InternLM / lmdeploy

LMDeploy is a toolkit for compressing, deploying, and serving LLMs.
https://lmdeploy.readthedocs.io/en/latest/
Apache License 2.0
3.53k stars 317 forks source link

[Docs] Where is prefix cache data stored? #1737

Closed josephrocca closed 1 month ago

josephrocca commented 1 month ago

I'm guessing prefix cache is stored in the GPU VRAM. I'm wondering whether it's possible to allocate a percentage of system RAM to store prefix cache? Or would that generally be too slow? I.e. faster to just recompute the data rather than waiting for it to stream from CPU to GPU?

josephrocca commented 1 month ago

Also, as an aside, the docs say:

--cache-max-entry-count to adjust the GPU mem ratio for k/v cache etc.

but this is a bit confusing, and lacking in what I think are important details. TGI has --cuda-memory-fraction and vLLM has --gpu-memory-utilization, and the engine itself will determine how much to allocate to k/v cache, based on how much VRAM is available - this is simple and less confusing. I'm not sure if this approach is compatible with lmdeploy's paradigm, but I'm just mentioning it as a point of comparison.

I eventually found this page: https://lmdeploy.readthedocs.io/en/v0.4.2/api/pipeline.html#turbomindengineconfig but it was a bit hard to find, and I think should be linked from the above-mentioned point in the docs.

For lmdeploy versions greater than v0.2.1, it defaults to 0.8, signifying the percentage of FREE GPU memory to be reserved for the k/v cache

I think a new parameter should be added with a more appropriate name. I'm also wondering if it is safe to set this value to 1.0? Or is the default 0.8 to prevent CUDA OOM errors? Or is it for testing on Desktop (non-server) machines where some VRAM must be left for the OS/desktop rendering?

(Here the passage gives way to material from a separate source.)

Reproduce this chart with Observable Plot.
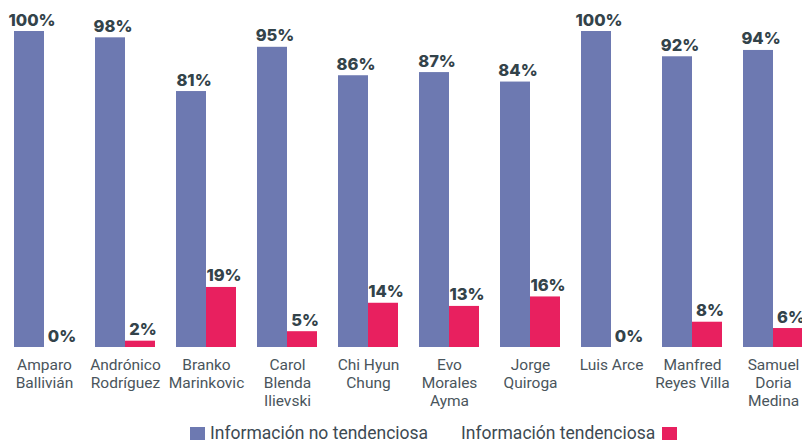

If so then it is safe to set it to 1.0 on servers?

zhyncs commented 1 month ago

You may refer to the design and implementation of prefix cache as follows:

design https://github.com/InternLM/lmdeploy/issues/1407#issuecomment-2044203407

implementation https://github.com/InternLM/lmdeploy/pull/1450

The implementation is consistent with the overall design, and subsequent modifications were made based on the review comments in the PR.

I'm wondering whether it's possible to allocate a percentage of system RAM to store prefix cache?

Prefix Cache is a reuse of the existing KV cache blocks, there is no need to do this.

zhyncs commented 1 month ago

the engine itself will determine how much to allocate to k/v cache, based on how much VRAM is available

yep. vLLM uses the profile_run to check if the gpu-memory-utilization is ok.

https://github.com/vllm-project/vllm/blob/c96fc067479453b02e92d9378eeeaebb6b3816de/vllm/worker/worker.py#L135-L154

I have mentioned using a similar approach before. https://github.com/InternLM/lmdeploy/pull/973#issuecomment-1899662058 And in the end, it is still implemented according to ratio * free https://github.com/InternLM/lmdeploy/pull/973#issuecomment-1907553394

I think a new parameter should be added with a more appropriate name.

In fact, it can be a ratio or a count.

https://github.com/InternLM/lmdeploy/blob/735d9a3742f4f52120dc1fd7b8081086e21e8224/src/turbomind/models/llama/BlockManager.cc#L30-L39

josephrocca commented 1 month ago

Thank you very much for the details!

I'm wondering whether it's possible to allocate a percentage of system RAM to store prefix cache?

Prefix Cache is a reuse of the existing KV cache blocks, there is no need to do this.

I'm not sure you mean by "there is no need" - wouldn't it be better to have more cache storage space if VRAM is limited?

For example: Currently with two RTX 4090s, using LLama2 70B, I can store about 32 prefixes in the free VRAM, since the 70B model consumes almost all of the 48GB VRAM. This means that there's a high probability of cache eviction if there are e.g. 100 people using the service.

So if it were possible to use the system/cpu RAM too, that would be awesome, because I have >100 GB of system RAM available, so there would be a lower cache eviction probability for each request.

zhyncs commented 1 month ago

The overhead from using CPU offloading outweighs the benefits. None of the mainstream frameworks have successfully implemented high-performance and effective CPU offloading. It is a low priority at the moment.

josephrocca commented 1 month ago

Ah, I see. Thanks for explaining! I'll close this issue now.